New to CBD and confused about the different types of CBD? Don’t worry, you are not alone, and we are here to decipher the topic for you.
Full spectrum translates roughly to the whole plant. Either in the form of an extract (<0.05 UK or < 0.2% THC in the EU) or the hemp flower itself.
Full spectrum CBD contains a variety of cannabinoids, terpenes, remaining plant material, and fatty acids. While full spectrum can be used as an ingredient in producing a range of CBD products, the most popular use for this extract is full spectrum CBD oil.
Whole plant CBD usually tastes earthy as it contains the ‘whole plant’, including terpenes and depending on the level of refinement potentially chlorophyll. It is about as close you can get to consuming the plant itself without actually doing so; albeit in a liquid form with a carrier oil to dilute the concentration.
Research suggests combining cannabinoids improves the efficacy, enhancing overall effectiveness than each individually.
In 1998, a groundbreaking study outlined that the endocannabinoid system demonstrated an “entourage effect”. In which a combination of cannabinoids worked more effectively together than on each individually did on its own.
The only difference between broad spectrum and full spectrum is the complete removal of THC from the extract.
Broad spectrum initially primarily targeted states/countries in which there is a zero-tolerance for THC.
More recently, It has gained momentum with the professional sports community. The world anti doping authority approving CBD consumption in 2018. Athletes are now able to use broad spectrum CBD without false positive indications for THC on drug tests, all while maintaining a comprehensive cannabinoid profile.
Isolated CBD contains just that, 99%+ CBD extracted into a powder or crystal-like substance. It contains no terpenes and no other cannabinoids.
Being the purest forms of CBD, it takes a complicated extraction process to obtain the result. In Europe, CBD isolate is frequently used in beauty products and other non-consumables.

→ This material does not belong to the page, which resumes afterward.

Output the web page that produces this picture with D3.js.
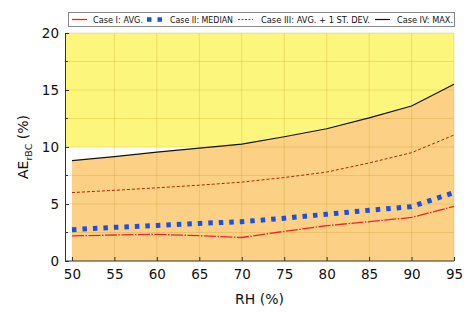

If you’ve ever tried adding CBD to your coffee, you might have noticed the oil floats above the water, but it does not dissolve.
This is because CBD molecules do not mix well with water. Instead, they coat it and create an additional layer.
Traditional CBD is not highly bioavailable in water. As our body is primarily water, this means your usual CBD oil will have a top-end absorption rate of around 30% when consumed as CBD drops under the tongue.
Water-soluble CBD is where molecules of CBD are encapsulated in other non-active particles, to permit the CBD to absorb in the water and become immediately bioavailable, the improvement rate of absorption is still something up for discussion though.
Broad-spectrum and full spectrum water soluble CBD is available in the market today, but it fetches a much higher price tag than usual CBD hemp oil due to its perceived absorption rate.
At Nature & Bloom we are watching the developments closely, and awaiting more concrete scientific evidence before launching a water soluble CBD range.
Disclaimer: Views expressed here do not necessarily reflect those of Nature & Bloom and its staff. This article is not intended to provide medical advice, diagnosis, treatment, cure or prevention for any disease. Nature & Bloom products have not been evaluated by the MHRA.